# START OF Given data

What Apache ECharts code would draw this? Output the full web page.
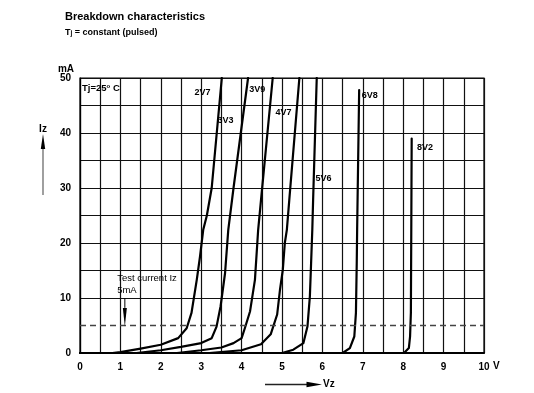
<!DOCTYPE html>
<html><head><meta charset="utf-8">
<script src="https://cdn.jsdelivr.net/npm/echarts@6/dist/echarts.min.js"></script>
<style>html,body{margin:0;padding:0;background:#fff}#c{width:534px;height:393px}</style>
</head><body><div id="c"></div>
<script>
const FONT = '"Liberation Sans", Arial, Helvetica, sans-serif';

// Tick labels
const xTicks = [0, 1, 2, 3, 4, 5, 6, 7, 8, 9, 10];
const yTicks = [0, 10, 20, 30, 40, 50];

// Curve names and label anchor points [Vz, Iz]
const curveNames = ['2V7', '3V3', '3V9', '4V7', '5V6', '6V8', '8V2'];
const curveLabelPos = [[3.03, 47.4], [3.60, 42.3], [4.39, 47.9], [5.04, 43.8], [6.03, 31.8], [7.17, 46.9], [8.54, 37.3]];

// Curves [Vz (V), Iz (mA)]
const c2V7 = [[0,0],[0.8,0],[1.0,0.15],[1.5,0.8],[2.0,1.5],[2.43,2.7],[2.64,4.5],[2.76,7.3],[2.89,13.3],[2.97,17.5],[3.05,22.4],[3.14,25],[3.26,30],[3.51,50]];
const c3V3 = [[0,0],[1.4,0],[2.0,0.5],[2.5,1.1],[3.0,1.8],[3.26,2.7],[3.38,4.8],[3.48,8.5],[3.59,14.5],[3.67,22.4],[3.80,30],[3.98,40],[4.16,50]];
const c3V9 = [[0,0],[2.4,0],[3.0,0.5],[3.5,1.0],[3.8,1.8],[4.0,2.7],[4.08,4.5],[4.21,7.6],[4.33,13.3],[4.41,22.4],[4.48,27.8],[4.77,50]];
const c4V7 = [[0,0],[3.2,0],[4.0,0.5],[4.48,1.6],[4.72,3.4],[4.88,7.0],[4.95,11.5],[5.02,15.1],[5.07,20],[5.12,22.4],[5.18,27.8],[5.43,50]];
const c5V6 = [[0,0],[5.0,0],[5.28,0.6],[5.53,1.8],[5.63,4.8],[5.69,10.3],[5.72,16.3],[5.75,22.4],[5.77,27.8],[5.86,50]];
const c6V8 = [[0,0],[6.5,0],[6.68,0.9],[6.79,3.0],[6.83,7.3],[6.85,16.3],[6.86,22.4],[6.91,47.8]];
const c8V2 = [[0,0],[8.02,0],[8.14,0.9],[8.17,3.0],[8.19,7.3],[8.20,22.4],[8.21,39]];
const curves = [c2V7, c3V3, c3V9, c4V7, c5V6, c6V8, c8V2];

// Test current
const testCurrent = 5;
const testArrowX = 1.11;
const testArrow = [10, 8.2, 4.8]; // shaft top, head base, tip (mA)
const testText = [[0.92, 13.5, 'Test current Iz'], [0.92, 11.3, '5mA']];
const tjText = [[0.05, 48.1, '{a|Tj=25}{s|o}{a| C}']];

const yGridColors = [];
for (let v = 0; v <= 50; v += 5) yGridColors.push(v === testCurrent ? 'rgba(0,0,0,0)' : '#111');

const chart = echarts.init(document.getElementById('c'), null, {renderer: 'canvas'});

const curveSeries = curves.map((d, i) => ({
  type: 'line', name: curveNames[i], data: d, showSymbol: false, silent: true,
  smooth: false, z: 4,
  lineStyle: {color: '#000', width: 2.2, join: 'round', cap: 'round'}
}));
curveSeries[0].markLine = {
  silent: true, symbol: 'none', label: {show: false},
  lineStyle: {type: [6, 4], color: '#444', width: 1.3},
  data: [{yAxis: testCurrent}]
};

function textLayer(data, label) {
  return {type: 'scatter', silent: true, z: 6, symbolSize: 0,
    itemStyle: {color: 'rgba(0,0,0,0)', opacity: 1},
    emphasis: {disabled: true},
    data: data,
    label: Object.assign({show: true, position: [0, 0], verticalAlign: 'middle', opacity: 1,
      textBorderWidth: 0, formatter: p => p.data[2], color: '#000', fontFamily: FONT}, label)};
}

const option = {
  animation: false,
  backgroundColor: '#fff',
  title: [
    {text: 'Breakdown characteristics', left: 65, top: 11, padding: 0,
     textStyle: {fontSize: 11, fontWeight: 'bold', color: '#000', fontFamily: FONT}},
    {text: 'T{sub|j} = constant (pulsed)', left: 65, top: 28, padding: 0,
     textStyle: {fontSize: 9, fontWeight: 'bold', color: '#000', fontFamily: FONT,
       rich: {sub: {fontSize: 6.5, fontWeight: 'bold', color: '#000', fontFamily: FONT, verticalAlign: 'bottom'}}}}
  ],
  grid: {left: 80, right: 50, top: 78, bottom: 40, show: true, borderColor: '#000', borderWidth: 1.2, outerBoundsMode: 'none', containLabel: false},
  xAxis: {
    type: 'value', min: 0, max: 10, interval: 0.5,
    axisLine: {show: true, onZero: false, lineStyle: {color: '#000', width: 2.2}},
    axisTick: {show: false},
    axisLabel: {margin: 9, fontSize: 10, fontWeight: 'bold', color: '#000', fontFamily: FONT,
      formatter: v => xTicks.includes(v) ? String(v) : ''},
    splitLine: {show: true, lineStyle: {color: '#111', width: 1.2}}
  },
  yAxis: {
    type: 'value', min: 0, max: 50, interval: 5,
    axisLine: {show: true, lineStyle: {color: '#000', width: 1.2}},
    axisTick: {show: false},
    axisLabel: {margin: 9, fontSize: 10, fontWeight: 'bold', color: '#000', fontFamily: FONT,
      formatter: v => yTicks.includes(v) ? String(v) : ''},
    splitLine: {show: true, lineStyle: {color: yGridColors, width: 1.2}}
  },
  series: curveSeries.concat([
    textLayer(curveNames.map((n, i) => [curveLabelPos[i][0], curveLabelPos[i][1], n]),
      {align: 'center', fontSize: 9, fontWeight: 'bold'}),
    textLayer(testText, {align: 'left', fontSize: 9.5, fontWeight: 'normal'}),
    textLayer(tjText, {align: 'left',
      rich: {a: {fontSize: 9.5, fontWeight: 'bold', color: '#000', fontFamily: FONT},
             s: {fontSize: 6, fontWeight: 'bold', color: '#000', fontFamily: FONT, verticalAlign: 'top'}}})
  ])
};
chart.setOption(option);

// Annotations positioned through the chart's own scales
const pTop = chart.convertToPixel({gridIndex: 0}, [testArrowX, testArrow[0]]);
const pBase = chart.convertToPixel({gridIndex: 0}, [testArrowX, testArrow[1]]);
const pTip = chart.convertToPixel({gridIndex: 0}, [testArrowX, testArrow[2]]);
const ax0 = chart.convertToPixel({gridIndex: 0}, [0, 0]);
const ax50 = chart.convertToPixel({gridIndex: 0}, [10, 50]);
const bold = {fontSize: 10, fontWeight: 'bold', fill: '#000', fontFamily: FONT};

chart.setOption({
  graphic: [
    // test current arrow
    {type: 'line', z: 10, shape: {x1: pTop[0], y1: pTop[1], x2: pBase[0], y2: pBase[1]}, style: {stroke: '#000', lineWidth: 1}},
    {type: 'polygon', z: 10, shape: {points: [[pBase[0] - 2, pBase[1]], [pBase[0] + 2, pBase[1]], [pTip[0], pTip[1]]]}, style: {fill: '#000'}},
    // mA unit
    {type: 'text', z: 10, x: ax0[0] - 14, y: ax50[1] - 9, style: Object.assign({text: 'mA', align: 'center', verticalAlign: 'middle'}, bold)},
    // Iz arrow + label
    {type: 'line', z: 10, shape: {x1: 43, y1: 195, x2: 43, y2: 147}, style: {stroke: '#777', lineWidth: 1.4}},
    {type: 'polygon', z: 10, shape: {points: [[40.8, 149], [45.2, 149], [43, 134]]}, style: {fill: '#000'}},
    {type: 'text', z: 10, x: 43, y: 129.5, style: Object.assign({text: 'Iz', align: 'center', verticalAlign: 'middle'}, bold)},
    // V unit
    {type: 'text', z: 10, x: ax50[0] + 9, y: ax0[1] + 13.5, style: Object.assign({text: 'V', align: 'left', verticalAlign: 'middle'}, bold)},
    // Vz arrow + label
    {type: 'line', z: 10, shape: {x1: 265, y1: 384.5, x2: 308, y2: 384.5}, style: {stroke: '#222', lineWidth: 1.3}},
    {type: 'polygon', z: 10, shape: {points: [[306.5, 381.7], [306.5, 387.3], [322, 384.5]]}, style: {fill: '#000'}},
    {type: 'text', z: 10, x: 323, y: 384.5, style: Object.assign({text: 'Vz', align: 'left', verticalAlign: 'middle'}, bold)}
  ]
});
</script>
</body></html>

# END OF Given data

**Stated exercise**
Copy nothing but the lines from the top of the material through the line holding "const curves = [c2V7, c3V3, c3V9, c4V7, c5V6, c6V8, c8V2];", exactly as written; omit pictures.

**Solution for this task**
What Apache ECharts code would draw this? Output the full web page.
<!DOCTYPE html>
<html><head><meta charset="utf-8">
<script src="https://cdn.jsdelivr.net/npm/echarts@6/dist/echarts.min.js"></script>
<style>html,body{margin:0;padding:0;background:#fff}#c{width:534px;height:393px}</style>
</head><body><div id="c"></div>
<script>
const FONT = '"Liberation Sans", Arial, Helvetica, sans-serif';

// Tick labels
const xTicks = [0, 1, 2, 3, 4, 5, 6, 7, 8, 9, 10];
const yTicks = [0, 10, 20, 30, 40, 50];

// Curve names and label anchor points [Vz, Iz]
const curveNames = ['2V7', '3V3', '3V9', '4V7', '5V6', '6V8', '8V2'];
const curveLabelPos = [[3.03, 47.4], [3.60, 42.3], [4.39, 47.9], [5.04, 43.8], [6.03, 31.8], [7.17, 46.9], [8.54, 37.3]];

// Curves [Vz (V), Iz (mA)]
const c2V7 = [[0,0],[0.8,0],[1.0,0.15],[1.5,0.8],[2.0,1.5],[2.43,2.7],[2.64,4.5],[2.76,7.3],[2.89,13.3],[2.97,17.5],[3.05,22.4],[3.14,25],[3.26,30],[3.51,50]];
const c3V3 = [[0,0],[1.4,0],[2.0,0.5],[2.5,1.1],[3.0,1.8],[3.26,2.7],[3.38,4.8],[3.48,8.5],[3.59,14.5],[3.67,22.4],[3.80,30],[3.98,40],[4.16,50]];
const c3V9 = [[0,0],[2.4,0],[3.0,0.5],[3.5,1.0],[3.8,1.8],[4.0,2.7],[4.08,4.5],[4.21,7.6],[4.33,13.3],[4.41,22.4],[4.48,27.8],[4.77,50]];
const c4V7 = [[0,0],[3.2,0],[4.0,0.5],[4.48,1.6],[4.72,3.4],[4.88,7.0],[4.95,11.5],[5.02,15.1],[5.07,20],[5.12,22.4],[5.18,27.8],[5.43,50]];
const c5V6 = [[0,0],[5.0,0],[5.28,0.6],[5.53,1.8],[5.63,4.8],[5.69,10.3],[5.72,16.3],[5.75,22.4],[5.77,27.8],[5.86,50]];
const c6V8 = [[0,0],[6.5,0],[6.68,0.9],[6.79,3.0],[6.83,7.3],[6.85,16.3],[6.86,22.4],[6.91,47.8]];
const c8V2 = [[0,0],[8.02,0],[8.14,0.9],[8.17,3.0],[8.19,7.3],[8.20,22.4],[8.21,39]];
const curves = [c2V7, c3V3, c3V9, c4V7, c5V6, c6V8, c8V2];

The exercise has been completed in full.